I would suggest that our narratives struggle to connect and convey the mortuary and commemorative dimensions of these prominent and important institutions in the later medieval landscapes of the British Isles.

Likewise, while some other Cistercian monasteries, as ruins that attract affinities from visitors there are memorials to those whose ashes are scattered in the grounds. Here, as at many EH sites, there are none.

So does this mean that Buildwas Abbey, at least in so far as it is presented to the public today, is a death denying landscape? Is Buildwas a landscape of forgetting the many dead interred beneath its burial grounds, buildings and passage ways?

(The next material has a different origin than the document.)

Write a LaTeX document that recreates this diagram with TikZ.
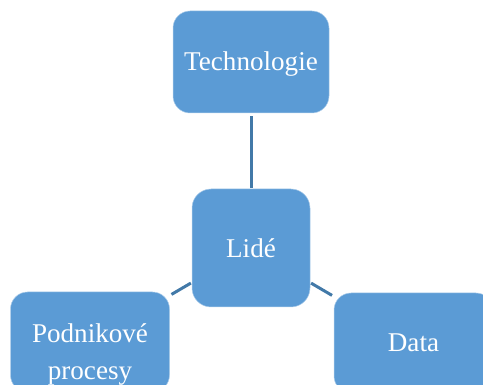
\documentclass[tikz,border=0pt]{standalone}
\usepackage{fontspec}
\setmainfont{Liberation Serif}
\definecolor{cardblue}{HTML}{5B9BD5}
\definecolor{linkblue}{HTML}{4279A8}
\newcommand{\lowered}[2]{\raisebox{-#1pt}[0pt][0pt]{#2}}
\tikzset{
  card/.style={draw=white!50!cardblue,line width=0.5pt,fill=cardblue,text=white,rounded corners=#1,inner sep=0pt,align=center,
    font=\fontsize{27.1}{35}\selectfont},
  card/.default=17pt,
  link/.style={draw=linkblue,line width=3pt}
}
\begin{document}
\begin{tikzpicture}[x=1pt,y=-1pt]
\useasboundingbox (0,0) rectangle (483,385);
\node[card,minimum width=156pt,minimum height=102pt] (tech) at (251,62) {\lowered{8.7}{Technologie}};
\node[card=19pt,minimum width=118pt,minimum height=118pt] (lide) at (251,248) {\lowered{9.8}{Lidé}};
\node[card,minimum width=159pt,minimum height=100pt] (podnik) at (90,342) {\rule{0pt}{44pt}Podnikové\\[1.5pt]procesy};
\node[card,minimum width=159pt,minimum height=100pt] (data) at (413.5,343) {\lowered{8.5}{Data}};
\draw[link,shorten >=1pt,shorten <=3pt] (tech) -- (lide);
\draw[link,shorten >=2pt,shorten <=1pt] (lide) -- (data);
\draw[link,shorten >=2pt,shorten <=1pt] (lide) -- (podnik);
\end{tikzpicture}
\end{document}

Have you encountered similar well-managed beautiful ruins that not only evoke the timeless romance of entropy arrested, but are complicit, and sometimes very active, in refusing death – and mortality more generally – to get a look in?

Still, my death obsession put aside, these were fabulous ruins to walk around, run around and for the kids to climb on, defying the warning signs telling them not to. Sorry EH: there’s no stopping them!